September 8, 2017
Remember when the Democracy Voucher Program was proposed? It was supposed to get big money out of politics and get grassroots candidates in. We’re now six months into our first election with the vouchers and where are we on that whole get-money-out-politics thing? Well… let’s see.
¶ In June, someone sued the City over the program, claiming it was compelling taxpayers to pay for someone else’s free speech. That suit is in process and inside sources tell me it’s got legs.
¶ In June, the Seattle Ethics and Elections Commission, which manages the voucher program, determined that spending limits for participating candidates in the could be lifted so that participants can now simply add the Democracy Voucher money onto whatever corporate and PAC money they get and not worry about spending too much.

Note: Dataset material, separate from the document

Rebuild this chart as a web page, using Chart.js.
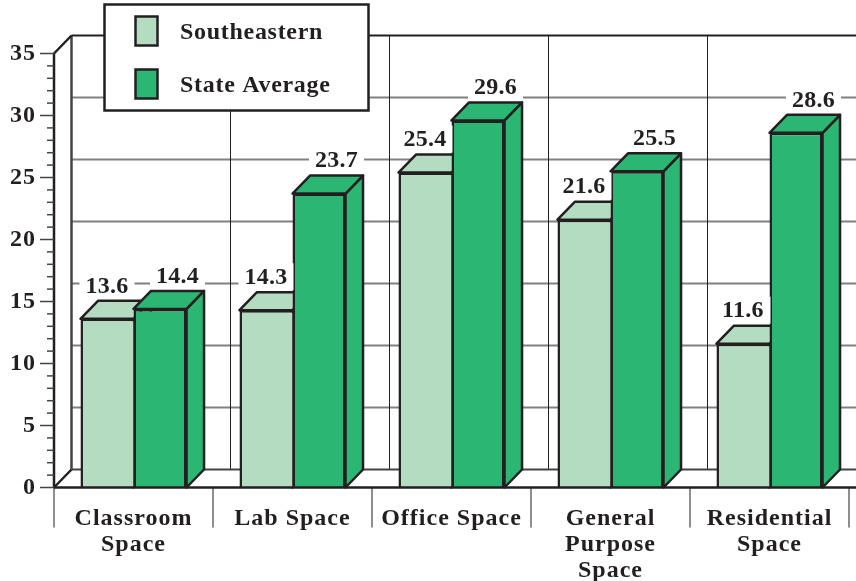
<!DOCTYPE html>
<html>
<head>
<meta charset="utf-8">
<title>Space by category</title>
<script src="https://cdn.jsdelivr.net/npm/chart.js@4"></script>
<style>
  html, body { margin: 0; padding: 0; background: #fff; overflow: hidden; }
  canvas { display: block; }
</style>
</head>
<body>
<canvas id="spaceChart" width="856" height="581"></canvas>
<script>
const categories = [['Classroom', 'Space'], 'Lab Space', 'Office Space', ['General', 'Purpose', 'Space'], ['Residential', 'Space']];
const southeastern = [13.6, 14.3, 25.4, 21.6, 11.6];
const stateAverage = [14.4, 23.7, 29.6, 25.5, 28.6];
const yTicks = [0, 5, 10, 15, 20, 25, 30, 35];

const INK = '#231f20';
const LIGHT = '#b3dcc0';
const GREEN = '#2bb673';
const GRID = '#808080';
const SERIF = '"Liberation Serif", serif';
const DEPTH_X = 17.5;
const DEPTH_Y = 18;

function line(ctx, x1, y1, x2, y2, color, width) {
    ctx.strokeStyle = color;
    ctx.lineWidth = width;
    ctx.beginPath();
    ctx.moveTo(x1, y1);
    ctx.lineTo(x2, y2);
    ctx.stroke();
}

function face(ctx, points, color) {
    ctx.fillStyle = color;
    ctx.strokeStyle = INK;
    ctx.lineWidth = 2.5;
    ctx.lineJoin = 'round';
    ctx.beginPath();
    points.forEach((p, i) => i ? ctx.lineTo(p[0], p[1]) : ctx.moveTo(p[0], p[1]));
    ctx.closePath();
    ctx.fill();
    ctx.stroke();
}

// Back wall, floor and axis furniture, plus the depth faces of the bars
const depthPlugin = {
    id: 'depth',
    beforeDraw(chart) {
        // the scales draw their labels with this too
        chart.ctx.letterSpacing = '1px';
    },
    beforeDatasetsDraw(chart) {
        const ctx = chart.ctx;
        const { x, y } = chart.scales;
        const left = x.left;
        const base = y.getPixelForValue(0);
        const top = y.getPixelForValue(35);
        const right = chart.width;
        const step = x.width / categories.length;

        ctx.save();
        // horizontal grid on the back wall
        yTicks.forEach(v => {
            if (v === 0 || v === 35) return;
            const py = y.getPixelForValue(v) - DEPTH_Y;
            line(ctx, left + DEPTH_X, py, right, py, GRID, 2);
        });
        // vertical grid on the back wall
        for (let i = 1; i <= categories.length; i++) {
            const px = left + step * i + DEPTH_X;
            line(ctx, px, top - DEPTH_Y, px, base - DEPTH_Y, INK, 1);
        }
        line(ctx, left + DEPTH_X, top - DEPTH_Y, right, top - DEPTH_Y, INK, 2);
        line(ctx, left + DEPTH_X, base - DEPTH_Y, right, base - DEPTH_Y, '#444', 2);
        line(ctx, left + DEPTH_X, top - DEPTH_Y, left + DEPTH_X, base - DEPTH_Y, '#444', 2.5);
        // side wall
        line(ctx, left, top, left + DEPTH_X, top - DEPTH_Y, INK, 2.5);
        line(ctx, left, base, left + DEPTH_X, base - DEPTH_Y, INK, 2.5);
        line(ctx, left, top, left, base, INK, 2.5);
        // y ticks, long on the labelled values
        for (let v = 0; v <= 35; v++) {
            const py = y.getPixelForValue(v);
            line(ctx, yTicks.includes(v) ? left - 14 : left - 7, py, left, py, '#444', 1.5);
        }
        // category dividers under the floor
        for (let i = 0; i <= categories.length; i++) {
            const px = left + step * i;
            line(ctx, px, base, px, base + 40, '#444', 1.2);
        }

        // tops and sides, light series first so the green one sits over it
        [0, 1].forEach(d => {
            chart.getDatasetMeta(d).data.forEach(bar => {
                const l = bar.x - bar.width / 2;
                const r = bar.x + bar.width / 2;
                const color = chart.data.datasets[d].backgroundColor;
                face(ctx, [[r, bar.y], [r + DEPTH_X, bar.y - DEPTH_Y], [r + DEPTH_X, bar.base - DEPTH_Y], [r, bar.base]], color);
                face(ctx, [[l, bar.y], [l + DEPTH_X, bar.y - DEPTH_Y], [r + DEPTH_X, bar.y - DEPTH_Y], [r, bar.y]], color);
            });
        });
        ctx.restore();
    },
    afterDatasetsDraw(chart) {
        const ctx = chart.ctx;
        const { y } = chart.scales;
        const base = y.getPixelForValue(0);
        ctx.save();
        line(ctx, y.right, base, chart.width, base, INK, 2.5);
        ctx.font = 'bold 24px ' + SERIF;
        ctx.letterSpacing = '0.3px';
        ctx.textAlign = 'center';
        ctx.textBaseline = 'middle';
        [0, 1].forEach(d => {
            const values = chart.data.datasets[d].data;
            chart.getDatasetMeta(d).data.forEach((bar, i) => {
                const cx = d === 0 ? bar.x : bar.x + DEPTH_X;
                const cy = bar.y - DEPTH_Y - 16;
                const text = values[i].toFixed(1);
                ctx.fillStyle = '#fff';
                ctx.fillRect(cx - 27.5, cy - 13, 55, 27);
                ctx.fillStyle = INK;
                ctx.fillText(text, cx, cy + 1.5);
            });
        });
        ctx.restore();
    }
};

// Boxed legend over the top of the back wall
const legendBoxPlugin = {
    id: 'legendBox',
    afterDraw(chart) {
        const ctx = chart.ctx;
        ctx.save();
        ctx.fillStyle = '#fff';
        ctx.strokeStyle = INK;
        ctx.lineWidth = 2.5;
        ctx.fillRect(104.5, 4.5, 264, 106);
        ctx.strokeRect(104.5, 4.5, 264, 106);
        ctx.font = 'bold 24px ' + SERIF;
        ctx.letterSpacing = '0.7px';
        ctx.textBaseline = 'middle';
        chart.data.datasets.forEach((ds, i) => {
            const boxY = 16.5 + i * 53;
            ctx.fillStyle = ds.backgroundColor;
            ctx.fillRect(135.5, boxY, 22, 29);
            ctx.strokeRect(135.5, boxY, 22, 29);
            ctx.fillStyle = INK;
            ctx.fillText(ds.label, 180, boxY + 16);
        });
        ctx.restore();
    }
};

new Chart(document.getElementById('spaceChart'), {
    type: 'bar',
    data: {
        labels: categories,
        datasets: [
            { label: 'Southeastern', data: southeastern, backgroundColor: LIGHT, borderColor: INK, borderWidth: { top: 2.5, left: 2.5, right: 0, bottom: 0 } },
            { label: 'State Average', data: stateAverage, backgroundColor: GREEN, borderColor: INK, borderWidth: { top: 2.5, left: 2.5, right: 2.5, bottom: 0 } }
        ]
    },
    options: {
        responsive: false,
        animation: false,
        layout: { padding: { top: 53.5, right: 7 } },
        datasets: { bar: { categoryPercentage: 0.667, barPercentage: 1 } },
        plugins: { legend: { display: false }, tooltip: { enabled: false } },
        scales: {
            x: {
                grid: { display: false },
                border: { display: false },
                afterFit(scale) { scale.height = 93.5; },
                ticks: {
                    color: INK,
                    padding: 10,
                    maxRotation: 0,
                    autoSkip: false,
                    font: { family: SERIF, size: 24, weight: 'bold', lineHeight: 1.083 }
                }
            },
            y: {
                min: 0,
                max: 35,
                grid: { display: false, drawTicks: false },
                border: { display: false },
                afterFit(scale) { scale.width = 54; },
                ticks: {
                    stepSize: 5,
                    color: INK,
                    padding: 18,
                    font: { family: SERIF, size: 24, weight: 'bold' }
                }
            }
        }
    },
    plugins: [depthPlugin, legendBoxPlugin]
});
</script>
</body>
</html>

¶ In August, a complaint was filed on a candidate for allegedly giving money to voters so they could give it back to her and help her qualify for the program. Then someone (me, as it happens) filed a complaint on another candidate for allegedly lying about the number and kind of “public forums” she attended in order to qualify.
The latest news is that labor unions want to get into the act of distributing the vouchers on behalf of their preferred candidates. If the SEEC allows that, it’s all over. Any candidate who has union backing already has a big advantage in Seattle politics. If the SEEC lets Unions distribute the vouchers, they’ll be sealing the doom of any truly grassroots candidate. At the same time they’ll also have to let PACs distribute the vouchers, too. So while you might be getting your vouchers from some AFL-CIO functionary, your neighbor Joe across the street might be getting his from… oh, I dunno…. Monsanto?
Now think back, Seattle. Is this the same Democracy Voucher program you remember reading about in the voters guide a couple years ago?